[Photos by TIFFANY YOON/CLICK TO ENLARGE]
[via HUFFINGTON POST]
Mother Jones, David Corn: With racial sentiments swirling in the 2008 campaign — notably, Geraldine Ferraro’s claim that Barack Obama is not much more than an affirmative action case and the controversy over his former pastor’s over-the-top remarks — Senator Obama on Tuesday morning responded to these recent fusses with a speech unlike any delivered by a major political figure in modern American history. While explaining — not excusing — Reverend Jeremiah Wright’s remarks (which Obama had already criticized), he called on all Americans to recognize that even though the United States has experienced progress on the racial reconciliation front in recent decades (Exhibit A: Barack Obama), racial anger exists among both whites and blacks, and he said that this anger and its causes must be fully acknowledged before further progress can be achieved. Obama did this without displaying a trace of anger himself.
Atlantic.com, James Fallows: It was a moment that Obama made great through the seriousness, intelligence, eloquence, and courage of what he said. I don’t recall another speech about race with as little pandering or posturing or shying from awkward points, and as much honest attempt to explain and connect, as this one…People thought that Mitt Romney’s speech would be the counterpart to John Kennedy’s famous speech about his faith to the Houston ministers in 1960. No. This was.

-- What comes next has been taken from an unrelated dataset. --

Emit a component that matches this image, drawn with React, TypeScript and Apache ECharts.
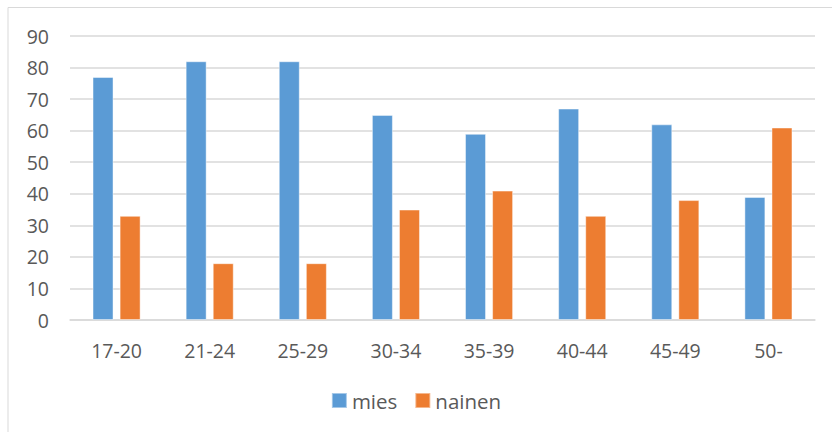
import React, { useEffect, useRef } from "react";
import * as echarts from "echarts";

const categories = ["17-20", "21-24", "25-29", "30-34", "35-39", "40-44", "45-49", "50-"];
const miesValues = [77, 82, 82, 65, 59, 67, 62, 39];
const nainenValues = [33, 18, 18, 35, 41, 33, 38, 61];
const seriesNames = ["mies", "nainen"];

const FONT = "'Open Sans', sans-serif";
const TEXT_COLOR = "#595959";

export default function App() {
  const ref = useRef<HTMLDivElement>(null);
  useEffect(() => {
    document.body.style.margin = "0";
    const chart = echarts.init(ref.current!, null, { renderer: "svg" });
    chart.setOption({
      animation: false,
      backgroundColor: "#ffffff",
      graphic: [
        {
          type: "rect",
          shape: { x: 8, y: 7.5, width: 900, height: 500 },
          style: { fill: "none", stroke: "#D9D9D9", lineWidth: 1 },
          silent: true,
        },
      ],
      grid: { left: 70, right: 17, top: 36, bottom: 112, containLabel: false },
      legend: {
        data: seriesNames,
        top: 385,
        left: "center",
        itemWidth: 15,
        itemHeight: 15,
        itemGap: 17,
        icon: "rect",
        textStyle: { fontFamily: FONT, fontSize: 20.5, color: TEXT_COLOR, padding: [0, 0, 0, 0] },
      },
      xAxis: {
        type: "category",
        data: categories,
        axisTick: { show: false },
        axisLine: { lineStyle: { color: "#D9D9D9", width: 1.5 } },
        axisLabel: { fontFamily: FONT, fontSize: 19.5, color: TEXT_COLOR, margin: 20 },
      },
      yAxis: {
        type: "value",
        min: 0,
        max: 90,
        interval: 10,
        axisLine: { show: false },
        axisTick: { show: false },
        splitLine: { lineStyle: { color: "#D9D9D9", width: 1.5 } },
        axisLabel: { fontFamily: FONT, fontSize: 19.5, color: TEXT_COLOR, margin: 21 },
      },
      series: [
        {
          name: seriesNames[0],
          type: "bar",
          data: miesValues,
          barWidth: 21,
          barGap: "29%",
          itemStyle: { color: "#5B9BD5", borderColor: "rgba(255,255,255,0.45)", borderWidth: 1 },
        },
        {
          name: seriesNames[1],
          type: "bar",
          data: nainenValues,
          barWidth: 21,
          barGap: "29%",
          itemStyle: { color: "#ED7D31", borderColor: "rgba(255,255,255,0.45)", borderWidth: 1 },
        },
      ],
    });
    return () => chart.dispose();
  }, []);
  return <div ref={ref} style={{ width: 832, height: 432 }} />;
}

Radar, Charles Kaiser: He did it. No other presidential candidate in the last forty years has managed to speak so much truth so eloquently at such a crucial juncture in his campaign as Barack Obama did today. And he did it by speaking about race, the most persistent source of hatred among us since America began. It turns out that a candidate for president with a white mother and a black father has a capacity that no one else has ever had before: he can articulate an equal understanding of black racism and white racism — and that makes it possible for him to condemn both of them with equal passion.
MSNBC: (Washington Post’s Sally Quinn): Well, this may be hyperbole but I think this is probably the most important speech on race since Martin Luther King gave his “I have a dream” speech because it opened up this conversation to our country in a way that has never been opened before. I can imagine — the exciting thing about it is, imagine what is going to happen in schools and offices and dinner tables all over this country today and from now on where people are actually going to be having a conversation about things that they were never — felt that they were allowed to talk about.

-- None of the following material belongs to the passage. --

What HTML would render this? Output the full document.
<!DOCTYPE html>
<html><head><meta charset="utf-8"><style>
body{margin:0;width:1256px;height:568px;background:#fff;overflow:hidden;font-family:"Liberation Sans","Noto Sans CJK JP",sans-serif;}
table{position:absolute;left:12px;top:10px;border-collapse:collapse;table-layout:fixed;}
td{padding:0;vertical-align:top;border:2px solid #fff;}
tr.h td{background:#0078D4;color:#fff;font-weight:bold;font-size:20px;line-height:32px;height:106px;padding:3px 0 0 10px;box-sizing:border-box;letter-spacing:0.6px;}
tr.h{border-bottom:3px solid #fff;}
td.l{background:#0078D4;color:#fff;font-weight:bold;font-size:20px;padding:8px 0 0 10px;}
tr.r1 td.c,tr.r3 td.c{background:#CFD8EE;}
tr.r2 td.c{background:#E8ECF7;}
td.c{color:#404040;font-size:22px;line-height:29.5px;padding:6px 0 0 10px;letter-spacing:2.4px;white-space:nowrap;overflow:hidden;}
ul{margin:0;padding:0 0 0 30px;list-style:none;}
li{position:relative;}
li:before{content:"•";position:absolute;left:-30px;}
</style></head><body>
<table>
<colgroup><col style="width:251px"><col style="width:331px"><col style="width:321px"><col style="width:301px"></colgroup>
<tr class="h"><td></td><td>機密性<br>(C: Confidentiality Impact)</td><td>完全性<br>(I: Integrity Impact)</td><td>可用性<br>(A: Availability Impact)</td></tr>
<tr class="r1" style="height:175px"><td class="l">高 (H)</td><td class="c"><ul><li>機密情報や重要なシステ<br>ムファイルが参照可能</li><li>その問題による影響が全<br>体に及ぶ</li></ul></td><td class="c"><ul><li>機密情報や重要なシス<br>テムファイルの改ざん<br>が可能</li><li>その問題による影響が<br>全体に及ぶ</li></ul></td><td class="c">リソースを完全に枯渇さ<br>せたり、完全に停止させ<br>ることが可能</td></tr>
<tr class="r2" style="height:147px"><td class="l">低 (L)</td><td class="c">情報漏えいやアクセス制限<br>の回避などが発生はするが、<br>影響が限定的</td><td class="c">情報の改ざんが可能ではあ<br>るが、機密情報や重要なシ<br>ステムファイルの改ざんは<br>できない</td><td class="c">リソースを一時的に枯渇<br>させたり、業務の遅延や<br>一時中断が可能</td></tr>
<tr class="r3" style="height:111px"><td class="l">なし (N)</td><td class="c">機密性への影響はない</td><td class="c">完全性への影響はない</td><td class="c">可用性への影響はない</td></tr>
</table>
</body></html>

Atlantic.com, Andrew Sullivan: But I do want to say that this searing, nuanced, gut-wrenching, loyal, and deeply, deeply Christian speech is the most honest speech on race in America in my adult lifetime. It is a speech we have all been waiting for for a generation. Its ability to embrace both the legitimate fears and resentments of whites and the understandable anger and dashed hopes of many blacks was, in my view, unique in recent American history.